-- BEGIN Data supplied --
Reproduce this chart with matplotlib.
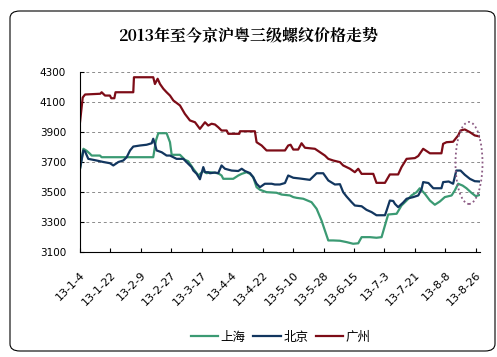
-- END Data supplied --
-- BEGIN Data supplied --
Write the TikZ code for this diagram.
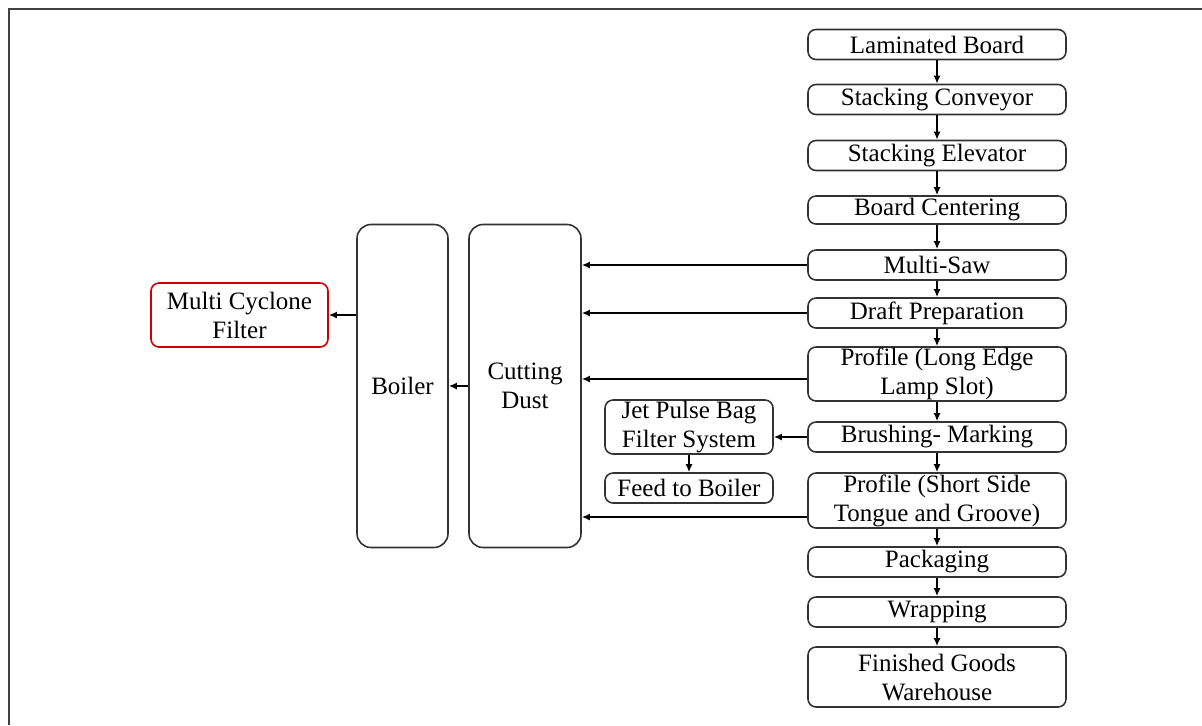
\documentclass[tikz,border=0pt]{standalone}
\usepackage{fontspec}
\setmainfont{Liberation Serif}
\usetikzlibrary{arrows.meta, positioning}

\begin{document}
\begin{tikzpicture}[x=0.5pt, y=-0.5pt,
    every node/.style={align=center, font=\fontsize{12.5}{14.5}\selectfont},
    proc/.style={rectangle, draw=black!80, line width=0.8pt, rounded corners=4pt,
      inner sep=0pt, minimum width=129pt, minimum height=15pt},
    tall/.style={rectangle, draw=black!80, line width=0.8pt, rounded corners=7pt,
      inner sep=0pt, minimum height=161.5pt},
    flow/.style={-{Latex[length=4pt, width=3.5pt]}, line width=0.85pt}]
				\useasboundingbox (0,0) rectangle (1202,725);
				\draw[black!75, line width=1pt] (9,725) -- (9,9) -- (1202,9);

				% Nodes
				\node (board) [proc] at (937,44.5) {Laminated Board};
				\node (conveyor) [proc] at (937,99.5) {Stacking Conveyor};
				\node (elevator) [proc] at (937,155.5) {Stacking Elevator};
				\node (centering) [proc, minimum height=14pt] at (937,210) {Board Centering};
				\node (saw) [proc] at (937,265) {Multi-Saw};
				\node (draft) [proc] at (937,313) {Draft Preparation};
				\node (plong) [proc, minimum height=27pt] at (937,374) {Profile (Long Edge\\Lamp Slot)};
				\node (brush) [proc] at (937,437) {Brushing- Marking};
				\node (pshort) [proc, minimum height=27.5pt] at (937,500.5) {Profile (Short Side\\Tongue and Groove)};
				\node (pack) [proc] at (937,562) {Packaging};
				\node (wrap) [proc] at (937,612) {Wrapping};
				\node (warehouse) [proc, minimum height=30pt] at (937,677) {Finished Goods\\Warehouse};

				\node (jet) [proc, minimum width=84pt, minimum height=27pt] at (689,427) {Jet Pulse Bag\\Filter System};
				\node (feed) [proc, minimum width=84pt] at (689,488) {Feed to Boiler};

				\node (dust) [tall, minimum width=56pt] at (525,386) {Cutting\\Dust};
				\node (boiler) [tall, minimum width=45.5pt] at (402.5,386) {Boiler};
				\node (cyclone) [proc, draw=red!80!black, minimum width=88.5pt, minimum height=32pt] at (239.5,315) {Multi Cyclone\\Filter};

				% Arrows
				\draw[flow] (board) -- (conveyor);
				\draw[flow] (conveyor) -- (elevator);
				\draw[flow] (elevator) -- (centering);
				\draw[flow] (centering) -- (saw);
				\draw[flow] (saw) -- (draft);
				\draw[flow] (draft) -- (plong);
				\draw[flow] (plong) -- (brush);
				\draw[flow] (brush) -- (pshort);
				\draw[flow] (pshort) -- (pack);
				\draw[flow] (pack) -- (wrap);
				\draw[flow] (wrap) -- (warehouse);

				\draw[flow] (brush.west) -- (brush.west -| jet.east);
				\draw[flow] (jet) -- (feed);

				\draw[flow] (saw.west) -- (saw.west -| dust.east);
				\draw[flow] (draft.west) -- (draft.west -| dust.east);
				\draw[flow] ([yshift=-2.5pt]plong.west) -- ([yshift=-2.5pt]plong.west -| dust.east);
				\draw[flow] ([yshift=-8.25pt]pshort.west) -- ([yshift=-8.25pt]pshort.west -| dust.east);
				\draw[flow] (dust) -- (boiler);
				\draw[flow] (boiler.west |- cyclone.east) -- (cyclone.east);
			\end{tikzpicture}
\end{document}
-- END Data supplied --
-- BEGIN Data supplied --
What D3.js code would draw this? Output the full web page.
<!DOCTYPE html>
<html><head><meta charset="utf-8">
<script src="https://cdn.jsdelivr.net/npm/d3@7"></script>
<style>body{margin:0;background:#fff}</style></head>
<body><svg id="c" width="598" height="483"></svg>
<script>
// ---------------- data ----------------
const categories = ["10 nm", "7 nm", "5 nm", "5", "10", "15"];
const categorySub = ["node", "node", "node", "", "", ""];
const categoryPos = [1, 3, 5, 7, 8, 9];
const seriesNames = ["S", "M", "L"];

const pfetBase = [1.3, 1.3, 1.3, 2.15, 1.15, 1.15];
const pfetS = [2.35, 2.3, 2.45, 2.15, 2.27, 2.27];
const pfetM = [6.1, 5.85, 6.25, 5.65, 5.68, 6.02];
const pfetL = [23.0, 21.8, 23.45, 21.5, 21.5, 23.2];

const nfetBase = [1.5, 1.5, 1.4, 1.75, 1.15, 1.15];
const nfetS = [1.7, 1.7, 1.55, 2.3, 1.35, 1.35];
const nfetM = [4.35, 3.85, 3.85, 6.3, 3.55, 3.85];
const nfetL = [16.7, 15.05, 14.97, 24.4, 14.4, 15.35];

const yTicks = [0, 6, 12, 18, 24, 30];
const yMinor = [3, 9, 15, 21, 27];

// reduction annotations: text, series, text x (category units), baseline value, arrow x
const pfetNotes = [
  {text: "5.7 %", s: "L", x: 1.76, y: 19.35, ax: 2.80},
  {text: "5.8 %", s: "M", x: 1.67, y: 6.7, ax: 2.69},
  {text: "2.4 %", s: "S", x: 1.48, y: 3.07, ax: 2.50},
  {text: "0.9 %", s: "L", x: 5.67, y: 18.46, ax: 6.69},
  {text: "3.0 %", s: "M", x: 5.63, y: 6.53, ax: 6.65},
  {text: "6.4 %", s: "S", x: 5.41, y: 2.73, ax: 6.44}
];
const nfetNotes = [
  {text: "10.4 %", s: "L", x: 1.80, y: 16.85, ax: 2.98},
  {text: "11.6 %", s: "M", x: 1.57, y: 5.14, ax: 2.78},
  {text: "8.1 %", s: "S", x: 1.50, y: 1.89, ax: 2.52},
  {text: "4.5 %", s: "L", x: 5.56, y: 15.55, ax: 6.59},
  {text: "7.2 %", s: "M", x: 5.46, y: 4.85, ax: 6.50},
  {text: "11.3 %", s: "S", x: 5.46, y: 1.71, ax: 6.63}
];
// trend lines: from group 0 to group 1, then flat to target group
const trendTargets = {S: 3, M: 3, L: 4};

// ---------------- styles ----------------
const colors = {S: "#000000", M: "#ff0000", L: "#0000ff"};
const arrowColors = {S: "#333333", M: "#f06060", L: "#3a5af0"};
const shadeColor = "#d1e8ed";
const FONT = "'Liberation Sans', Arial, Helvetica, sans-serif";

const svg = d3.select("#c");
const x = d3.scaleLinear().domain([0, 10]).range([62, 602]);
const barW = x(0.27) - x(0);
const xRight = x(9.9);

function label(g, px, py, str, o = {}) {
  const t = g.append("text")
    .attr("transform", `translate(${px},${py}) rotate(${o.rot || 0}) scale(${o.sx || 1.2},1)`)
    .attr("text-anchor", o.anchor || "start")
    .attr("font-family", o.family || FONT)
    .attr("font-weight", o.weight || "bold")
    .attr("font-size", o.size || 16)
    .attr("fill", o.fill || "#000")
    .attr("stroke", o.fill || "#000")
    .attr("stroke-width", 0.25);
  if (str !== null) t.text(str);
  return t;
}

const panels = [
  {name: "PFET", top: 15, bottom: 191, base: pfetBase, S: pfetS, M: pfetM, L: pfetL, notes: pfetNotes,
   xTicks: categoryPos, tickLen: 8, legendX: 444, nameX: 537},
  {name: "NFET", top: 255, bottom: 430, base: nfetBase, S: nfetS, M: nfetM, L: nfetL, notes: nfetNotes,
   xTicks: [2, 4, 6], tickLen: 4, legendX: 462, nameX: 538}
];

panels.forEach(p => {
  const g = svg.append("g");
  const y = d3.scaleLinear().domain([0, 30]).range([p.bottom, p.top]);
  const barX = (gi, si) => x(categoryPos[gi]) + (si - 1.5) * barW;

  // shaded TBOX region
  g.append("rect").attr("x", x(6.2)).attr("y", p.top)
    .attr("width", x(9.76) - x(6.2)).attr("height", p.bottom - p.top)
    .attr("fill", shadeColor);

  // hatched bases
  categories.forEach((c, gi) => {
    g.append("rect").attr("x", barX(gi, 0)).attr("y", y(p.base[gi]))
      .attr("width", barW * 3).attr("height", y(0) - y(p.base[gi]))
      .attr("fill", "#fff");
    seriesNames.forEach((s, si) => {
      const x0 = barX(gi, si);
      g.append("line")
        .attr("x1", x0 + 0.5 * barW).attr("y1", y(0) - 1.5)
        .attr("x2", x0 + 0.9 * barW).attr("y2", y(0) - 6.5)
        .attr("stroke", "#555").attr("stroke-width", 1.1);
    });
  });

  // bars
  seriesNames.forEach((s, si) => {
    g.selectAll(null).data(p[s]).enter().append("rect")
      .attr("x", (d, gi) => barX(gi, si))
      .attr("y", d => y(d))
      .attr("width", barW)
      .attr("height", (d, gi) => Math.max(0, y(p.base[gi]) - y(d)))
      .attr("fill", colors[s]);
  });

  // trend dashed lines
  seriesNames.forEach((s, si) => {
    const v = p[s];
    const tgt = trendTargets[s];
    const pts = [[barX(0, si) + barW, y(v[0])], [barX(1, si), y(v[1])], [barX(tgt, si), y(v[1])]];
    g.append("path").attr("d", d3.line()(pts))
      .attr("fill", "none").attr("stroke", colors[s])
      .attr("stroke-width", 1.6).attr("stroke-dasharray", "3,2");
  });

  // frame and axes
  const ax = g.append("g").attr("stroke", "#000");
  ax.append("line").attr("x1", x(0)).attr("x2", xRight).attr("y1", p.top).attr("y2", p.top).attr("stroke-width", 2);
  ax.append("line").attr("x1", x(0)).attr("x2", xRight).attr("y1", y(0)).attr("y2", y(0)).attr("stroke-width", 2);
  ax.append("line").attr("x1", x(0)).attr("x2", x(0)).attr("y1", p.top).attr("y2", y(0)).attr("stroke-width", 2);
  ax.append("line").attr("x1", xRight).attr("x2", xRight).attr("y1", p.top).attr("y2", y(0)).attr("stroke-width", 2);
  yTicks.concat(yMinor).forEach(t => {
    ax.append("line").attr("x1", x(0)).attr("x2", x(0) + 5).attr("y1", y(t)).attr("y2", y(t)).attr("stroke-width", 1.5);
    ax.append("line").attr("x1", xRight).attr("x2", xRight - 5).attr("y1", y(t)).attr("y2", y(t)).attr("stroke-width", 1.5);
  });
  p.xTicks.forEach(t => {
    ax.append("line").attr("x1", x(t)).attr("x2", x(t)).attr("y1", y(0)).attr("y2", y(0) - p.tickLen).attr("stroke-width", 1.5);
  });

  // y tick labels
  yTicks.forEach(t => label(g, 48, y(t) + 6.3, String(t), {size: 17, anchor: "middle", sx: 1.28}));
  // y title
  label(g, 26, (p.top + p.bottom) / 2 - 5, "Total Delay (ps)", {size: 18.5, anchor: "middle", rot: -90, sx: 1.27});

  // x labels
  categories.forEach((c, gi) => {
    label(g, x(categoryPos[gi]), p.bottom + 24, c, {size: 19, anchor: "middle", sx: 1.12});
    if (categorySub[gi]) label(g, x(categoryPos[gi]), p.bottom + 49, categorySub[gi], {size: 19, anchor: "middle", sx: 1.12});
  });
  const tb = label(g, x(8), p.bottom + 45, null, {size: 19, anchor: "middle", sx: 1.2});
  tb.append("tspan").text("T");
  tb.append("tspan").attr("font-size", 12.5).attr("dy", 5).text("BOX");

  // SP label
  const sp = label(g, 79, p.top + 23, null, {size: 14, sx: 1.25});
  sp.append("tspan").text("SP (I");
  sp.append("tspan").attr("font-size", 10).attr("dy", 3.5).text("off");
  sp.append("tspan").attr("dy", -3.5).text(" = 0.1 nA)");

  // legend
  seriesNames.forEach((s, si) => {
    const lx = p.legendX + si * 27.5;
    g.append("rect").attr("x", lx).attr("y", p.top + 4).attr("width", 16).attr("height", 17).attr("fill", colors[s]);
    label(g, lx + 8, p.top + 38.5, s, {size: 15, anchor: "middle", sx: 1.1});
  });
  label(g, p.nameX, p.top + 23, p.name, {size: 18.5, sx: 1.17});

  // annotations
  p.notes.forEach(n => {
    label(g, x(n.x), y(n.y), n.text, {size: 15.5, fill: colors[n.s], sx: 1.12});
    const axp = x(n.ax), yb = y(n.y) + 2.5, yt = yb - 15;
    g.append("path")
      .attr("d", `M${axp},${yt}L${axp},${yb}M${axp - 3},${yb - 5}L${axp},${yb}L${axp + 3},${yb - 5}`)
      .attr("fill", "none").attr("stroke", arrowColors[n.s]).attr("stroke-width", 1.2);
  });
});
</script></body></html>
-- END Data supplied --
Exercise task - Pictures excluded, retype exactly the lines running from the one with "Write the TikZ code for this diagram." through the one with "(9,9) -- (1202,9);". Include both end lines and nothing more.

Exercise solution -
Write the TikZ code for this diagram.
\documentclass[tikz,border=0pt]{standalone}
\usepackage{fontspec}
\setmainfont{Liberation Serif}
\usetikzlibrary{arrows.meta, positioning}

\begin{document}
\begin{tikzpicture}[x=0.5pt, y=-0.5pt,
    every node/.style={align=center, font=\fontsize{12.5}{14.5}\selectfont},
    proc/.style={rectangle, draw=black!80, line width=0.8pt, rounded corners=4pt,
      inner sep=0pt, minimum width=129pt, minimum height=15pt},
    tall/.style={rectangle, draw=black!80, line width=0.8pt, rounded corners=7pt,
      inner sep=0pt, minimum height=161.5pt},
    flow/.style={-{Latex[length=4pt, width=3.5pt]}, line width=0.85pt}]
				\useasboundingbox (0,0) rectangle (1202,725);
				\draw[black!75, line width=1pt] (9,725) -- (9,9) -- (1202,9);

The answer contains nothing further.